In Figure 3, we can see that, in the non-thermal images, the general state of the enclosure hood, apparently, is not evidence of significant deficiencies that can make us sense the magnitude of these losses. Looking in detail at the thermal images of the same points, insulation faults are detected. Losses are located mainly in the doors and roof of the drying enclosure hood elements, which are used for process control and maintenance operations. It can be appreciated in Figure 3a, which shows the image of the top of the enclosure hood and air extraction ducts, with a temperature at the top of the roof similar to the exhaust ducts and, in Figure 3b, corresponding to supervisions side of the enclosure hood, the front panel output paper of the drying section.

5. Conclusions

Energy efficiency significantly affects the current production processes, both in economic terms, due to the cost of energy, and in the environmental aspect, as the associated emissions. Industrial production plants need to find ways to improve their efficiency, and this process should not stop when major reforms are undertaken on the plant.

This article has used an indirect method of thermal energy, adding the airflows circulating in the production hall, to assess the losses of thermal energy in the papermaking drying section. The method, when compared to the traditional system of calculating energy loss by conduction and convection, obtained similar results.

Once the lost energy is known, heat sources are located. To carry out this, we use a system widely used in other sectors, but not used for this type of maintenance. Based on the study of thermal imaging of the various sections of the enclosure hood images, we reveal failures of closure and damage in the facility due to operation and maintenance activities to machinery located inside the enclosure hood.

The use of thermo-graphic imaging has had a dual purpose in this method. First, it has served to establish the average temperature of the insulation panels of the hood, and then as a tool to find major gaps or damaged insulation areas in the enclosure hood dryer section. Maintenance personnel can also use these images to find major loss areas and to prioritize repairs to reduce energy consumption. This identification also revealed the main losses of the enclosure hood, for example the area near extractors and holes in the roof (see Figure 3). Thermo-graphic images show the status of the enclosure hood. With these images, the repair actions can be prioritized according to the area and temperature difference between the section and temperature of the production hall area. This method identifies areas where the insulation is not in good condition or is even non-existent, resulting in measurable energy losses transmitted from inside the enclosure hood to outside.

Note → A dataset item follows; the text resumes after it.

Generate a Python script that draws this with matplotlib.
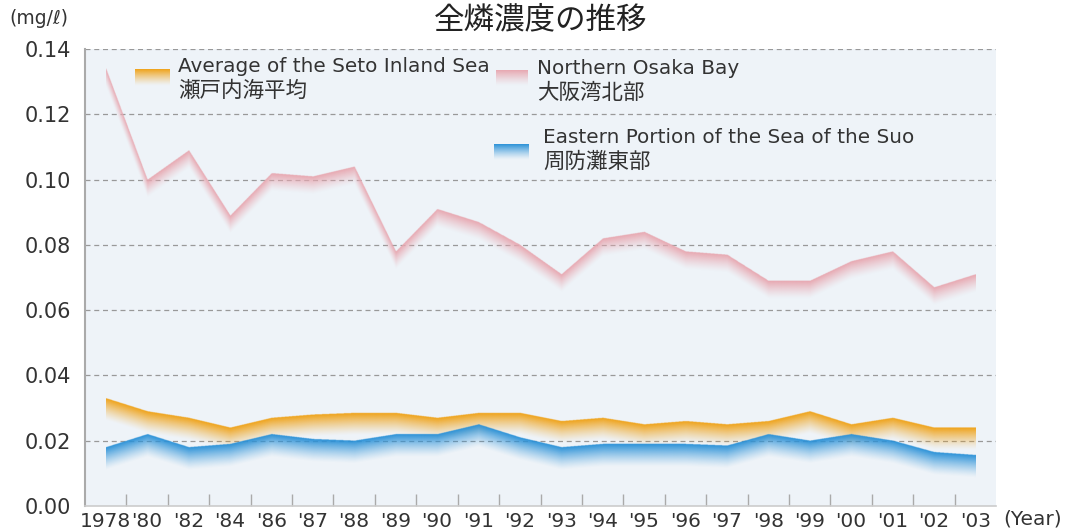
import numpy as np
import matplotlib
matplotlib.use('agg')
import matplotlib.pyplot as plt
from matplotlib.colors import to_rgb

plt.rcParams['font.family'] = ['DejaVu Sans', 'Noto Sans CJK JP']

years = ["1978", "'80", "'82", "'84", "'86", "'87", "'88", "'89", "'90", "'91", "'92",
         "'93", "'94", "'95", "'96", "'97", "'98", "'99", "'00", "'01", "'02", "'03"]
osaka_north = [0.134, 0.100, 0.109, 0.089, 0.102, 0.101, 0.104, 0.078, 0.091, 0.087, 0.080,
               0.071, 0.082, 0.084, 0.078, 0.077, 0.069, 0.069, 0.075, 0.078, 0.067, 0.071]
seto_avg = [0.033, 0.029, 0.027, 0.024, 0.027, 0.028, 0.0285, 0.0285, 0.027, 0.0285, 0.0285,
            0.026, 0.027, 0.025, 0.026, 0.025, 0.026, 0.029, 0.025, 0.027, 0.024, 0.024]
suo_east = [0.018, 0.022, 0.018, 0.019, 0.022, 0.0205, 0.020, 0.022, 0.022, 0.025, 0.021,
            0.018, 0.019, 0.019, 0.019, 0.0185, 0.022, 0.020, 0.022, 0.020, 0.0165, 0.0156]

W, H = 1066, 532
fig = plt.figure(figsize=(W / 100, H / 100), dpi=100)
fig.patch.set_facecolor('white')


def px_axes(x0, y0, x1, y1):
    # rectangle in pixel coords (top-left origin) -> figure fraction
    return [x0 / W, 1 - y1 / H, (x1 - x0) / W, (y1 - y0) / H]


ax = fig.add_axes(px_axes(85, 49, 996, 506))
ax.set_facecolor('#eef3f8')

YMAX = 0.14


def band(vals, color, h, z, power=1.3):
    x = np.arange(len(vals))
    xs = np.linspace(x[0], x[-1], 1800)
    ys = np.linspace(0, YMAX, 1600)
    yl = np.interp(xs, x, vals)
    d = yl[None, :] - ys[:, None]
    a = np.clip(1 - d / h, 0, 1) ** power
    a[d < 0] = 0
    rgba = np.zeros((len(ys), len(xs), 4))
    rgba[..., :3] = to_rgb(color)
    rgba[..., 3] = a
    ax.imshow(rgba, extent=(x[0], x[-1], 0, YMAX), origin='lower', aspect='auto',
              zorder=z, interpolation='bilinear')


band(osaka_north, '#e8a8b1', 0.0055, 3)
band(seto_avg, '#f0a31a', 0.0068, 3)
band(suo_east, '#2c92d8', 0.0070, 4)

n = len(years)
ax.set_xlim(-0.5, n - 0.5)
ax.set_ylim(0, YMAX)

ax.set_yticks(np.arange(0, 0.141, 0.02))
ax.set_yticklabels(['%.2f' % v for v in np.arange(0, 0.141, 0.02)])
ax.tick_params(axis='y', length=0, pad=10, labelsize=15, labelcolor='#333333')
for v in np.arange(0.02, 0.141, 0.02):
    ax.axhline(v, color='#999999', lw=0.9, ls=(0, (4, 3)), zorder=2)

ax.set_xticks(np.arange(n - 1) + 0.5)
ax.set_xticklabels([])
ax.tick_params(axis='x', which='major', direction='in', length=9, width=1, color='#aaaaaa')
ax.set_xticks(np.arange(n), minor=True)
ax.set_xticklabels(years, minor=True)
ax.tick_params(axis='x', which='minor', length=0, pad=4, labelsize=14.5, labelcolor='#333333')

for s in ['top', 'right']:
    ax.spines[s].set_visible(False)
ax.spines['left'].set_color('#aaaaaa')
ax.spines['left'].set_linewidth(1.5)
ax.spines['bottom'].set_color('#cccccc')
ax.spines['bottom'].set_linewidth(1.2)

# title and units
fig.text(541 / W, 1 - 20 / H, '全燐濃度の推移', ha='center', va='center', fontsize=22,
         color='#222222')
fig.text(9 / W, 1 - 18 / H, '(mg/ℓ)', ha='left', va='center', fontsize=13.5,
         color='#333333')
fig.text(1003 / W, 1 - 519 / H, '(Year)', ha='left', va='center', fontsize=14.5,
         color='#333333')


# legend
def legend_patch(x0, y0, x1, y1, color):
    lax = fig.add_axes(px_axes(x0, y0, x1, y1))
    g = np.linspace(1, 0, 50) ** 1.3
    rgba = np.zeros((50, 2, 4))
    rgba[..., :3] = to_rgb(color)
    rgba[..., 3] = g[:, None]
    lax.imshow(rgba, aspect='auto', extent=(0, 1, 0, 1), origin='upper',
               interpolation='bilinear')
    lax.axis('off')


legend_items = [
    (135, 69, 170, 86, '#f0a31a', 178, 67, 91,
     'Average of the Seto Inland Sea', '瀬戸内海平均'),
    (496, 70, 528, 86, '#e8a8b1', 537, 68, 93,
     'Northern Osaka Bay', '大阪湾北部'),
    (494, 144, 529, 160, '#2c92d8', 543, 137, 162,
     'Eastern Portion of the Sea of the Suo', '周防灘東部'),
]
for x0, y0, x1, y1, c, tx, ty1, ty2, en, jp in legend_items:
    legend_patch(x0, y0, x1, y1, c)
    fig.text(tx / W, 1 - ty1 / H, en, ha='left', va='center', fontsize=14.4,
             color='#333333')
    fig.text(tx / W, 1 - ty2 / H, jp, ha='left', va='center', fontsize=15.5,
             family=['Noto Sans CJK JP'], color='#333333')

fig.savefig('out.png', dpi=100)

These losses quantified and compared with total thermal energy consumption account for 12.51% of total plant emissions, so the impact on the concerned indicator is very significant. The combined use of sensors and equipment has helped to identify energy losses and potential savings in CO₂ emissions, as well as to improve the drying hood design (shape and size) and to reconsider the material used for the drying hood manufacturing.